To maneuver up and down the aisles, she had to wait a minute or two for other people to pass. The shelves were all but empty. Especially of canned goods. She got the last two-kilogram bag of rice. Also a nineteen-ounce can of stewed prunes. And some cat food, even though they didn’t have a cat, but if worse came to worst…

She reached the bottled-water section but there wasn’t any bottled water left. At the meat counter she got some pig’s feet and spiced pork chops, the only things remaining. As for fruit and vegetables, she obtained the last bag of russet apples, two bundles of leeks, a turnip, some garlic, and three onions that were starting to sprout. She wanted cheese because cheese was protein, but there wasn’t any left. She wanted juice because it had vitamins, but the cooler was empty. From the dairy section, she managed to get a jug of soy milk that was leaking. She now felt plugged in to the current of desperation and fear. She wouldn’t have been surprised if the crowd rioted.

She approached a stocking unit and asked the machine when they were going to get more cheese.
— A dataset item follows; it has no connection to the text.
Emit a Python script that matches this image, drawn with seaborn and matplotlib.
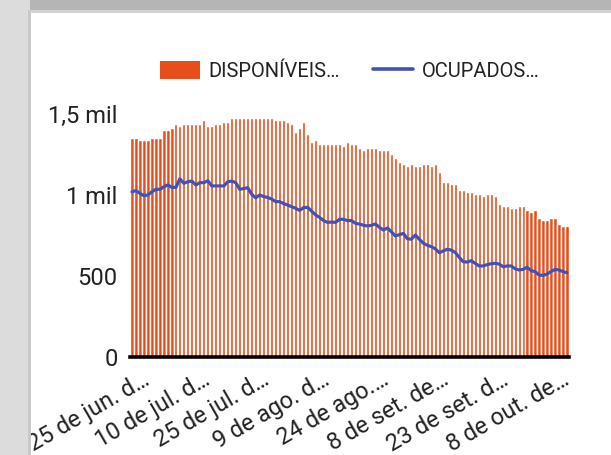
import numpy as np
import pandas as pd
import matplotlib.pyplot as plt
import matplotlib.patches as mpatches
from matplotlib.lines import Line2D
import seaborn as sns

# dias (um por barra)
dias = pd.date_range("2020-06-21", "2020-10-08", freq="D")

disponiveis = [
    1352, 1352, 1340, 1340, 1340, 1352, 1352, 1352, 1401, 1401,
    1414, 1438, 1426, 1438, 1438, 1438, 1438, 1438, 1463, 1426,
    1426, 1438, 1438, 1451, 1451, 1475, 1475, 1475, 1475, 1475,
    1475, 1475, 1475, 1475, 1475, 1475, 1463, 1463, 1463, 1451,
    1438, 1389, 1414, 1451, 1377, 1327, 1340, 1315, 1315, 1315,
    1315, 1315, 1315, 1302, 1327, 1315, 1315, 1290, 1278, 1290,
    1290, 1290, 1278, 1278, 1278, 1253, 1228, 1204, 1191, 1179,
    1191, 1179, 1179, 1191, 1191, 1179, 1191, 1142, 1080, 1080,
    1068, 1068, 1031, 1031, 1019, 1019, 1006, 1006, 994, 1006,
    1006, 994, 944, 932, 932, 920, 920, 932, 932, 907,
    895, 907, 858, 846, 846, 858, 858, 821, 809, 809,
]

ocupados = [
    1020, 1027, 1010, 996, 1000, 1020, 1035, 1035, 1051, 1062,
    1047, 1047, 1100, 1072, 1082, 1086, 1062, 1076, 1076, 1088,
    1056, 1056, 1056, 1056, 1082, 1086, 1076, 1035, 1040, 1045,
    1004, 983, 1000, 990, 985, 975, 959, 959, 947, 938,
    928, 918, 905, 922, 924, 901, 877, 862, 842, 831,
    833, 831, 850, 850, 842, 842, 825, 821, 813, 809,
    813, 821, 800, 784, 796, 773, 747, 755, 763, 730,
    727, 753, 727, 702, 690, 681, 668, 644, 655, 665,
    660, 645, 615, 588, 586, 595, 578, 562, 562, 570,
    576, 578, 574, 557, 562, 562, 545, 537, 541, 554,
    533, 527, 506, 504, 512, 527, 541, 537, 527, 520,
]

datas_ticks = pd.date_range("2020-06-25", periods=8, freq="15D")
rotulos_x = ["25 de jun. d…", "10 de jul. d…", "25 de jul. d…", "9 de ago. d…",
             "24 de ago.…", "8 de set. de…", "23 de set. d…", "8 de out. de…"]
valores_y = [0, 500, 1000, 1500]
rotulos_y = ["0", "500", "1 mil", "1,5 mil"]

cor_barra = "#e84e1b"
cor_linha = "#4053b5"

sns.set_style("white")
plt.rcParams["font.family"] = ["Roboto", "DejaVu Sans"]

df = pd.DataFrame({"Dia": dias.strftime("%Y-%m-%d"),
                   "Disponiveis": disponiveis,
                   "Ocupados": ocupados})

fig = plt.figure(figsize=(6.11, 4.55), dpi=100)
fig.patch.set_facecolor("white")
W, H = 611, 455
# fundo cinza da tela (por cima, para cortar o rótulo da esquerda)
fig.add_artist(mpatches.Rectangle((0, 0), 30 / W, 1, transform=fig.transFigure,
                                  facecolor="#dcdcdc", edgecolor="none", zorder=5))
fig.add_artist(mpatches.Rectangle((28 / W, 0), 3 / W, 1 - 10 / H, transform=fig.transFigure,
                                  facecolor="#c8c8c8", edgecolor="none", zorder=5))
fig.add_artist(mpatches.Rectangle((30 / W, 1 - 10 / H), 1, 10 / H, transform=fig.transFigure,
                                  facecolor="#b5b5b5", edgecolor="none", zorder=5))
fig.add_artist(mpatches.Rectangle((30 / W, 1 - 13 / H), 1, 3 / H, transform=fig.transFigure,
                                  facecolor="#d2d2d2", edgecolor="none", zorder=5))

ax = fig.add_axes([130 / W, (H - 357) / H, 439 / W, 243 / H])
ax.set_facecolor("none")

sns.barplot(data=df, x="Dia", y="Disponiveis", color=cor_barra, saturation=1,
            width=0.8, ax=ax, zorder=2)
sns.lineplot(x=np.arange(len(df)), y=df["Ocupados"], color=cor_linha,
             linewidth=2.3, ax=ax, zorder=3)

ax.set_xlim(-0.5, len(df) - 0.5)
ax.set_ylim(0, 1500)
for s in ["top", "right", "left"]:
    ax.spines[s].set_visible(False)
ax.spines["bottom"].set_color("black")
ax.spines["bottom"].set_linewidth(2.6)
ax.spines["bottom"].set_zorder(4)

pos_ticks = [list(dias).index(d) for d in datas_ticks]
ax.set_xticks(pos_ticks)
ax.set_xticklabels(rotulos_x, rotation=30, ha="right", va="center",
                   rotation_mode="anchor", fontsize=16.8, color="#222222")
ax.set_yticks(valores_y)
ax.set_yticklabels(rotulos_y, fontsize=17, color="#222222")
ax.tick_params(axis="both", length=0)
ax.tick_params(axis="y", pad=9)
ax.tick_params(axis="x", pad=15)
ax.set_xlabel("")
ax.set_ylabel("")

handles = [mpatches.Patch(facecolor=cor_barra, edgecolor="none"),
           Line2D([0], [0], color=cor_linha, linewidth=2.6)]
fig.legend(handles, ["DISPONÍVEIS…", "OCUPADOS…"], loc="center",
           bbox_to_anchor=(350 / W, 1 - 71 / H), ncol=2, frameon=False,
           fontsize=14.5, handlelength=1.95, handleheight=1.0, handletextpad=0.45,
           columnspacing=1.65, labelcolor="#222222")

fig.savefig("out.png", dpi=100)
“Current delivery date undetermined, pending emergency federal legislation, re: FEMA relief contingencies.”

She grabbed a bag of sugar. A box of salt. Someone had spilled a package of spaghetti all over the floor. She picked up as many strands as she could and stuffed them into a loose plastic bag. She mentally tallied the groceries and knew she had at least a hundred dollars’ worth. Not the two hundred dollars she had hoped for, but maybe it would be better to hold onto the remaining money for emergency backup.

Who knew what was going to happen in the next week or two?

She struggled to the drugstore section of Stedman’s.

As she waited to get Hanna’s prescription filled, hundreds of nervous thoughts rustled through her mind.

Live a day at a time, she kept telling herself. By tomorrow this whole thing could be over. Tomorrow was Saturday. In the bright sunshine, she and her kids would hike to Jordan Lake and have a picnic, and the Tarsalans would compromise, and so would President Bayard, and maybe they might have a few Tarsalans living in Old Hill, and wouldn’t that be fun and interesting for the kids, having aliens living in the neighborhood? So everything would be all right, and she would live a day at a time, like her mother always told her to.

Only she couldn’t stop thinking about how all the plants were going to die. What happened when photo-synthesis stopped worldwide? What happened when every tree, flower, and blade of grass croaked?

She finally got Hanna’s medicine, enough to last her daughter a month, went to a Customer-Assisted Checkout Line, and waited again. That’s when she heard people yelling at the front. Then the smashing of glass. Then gunshots.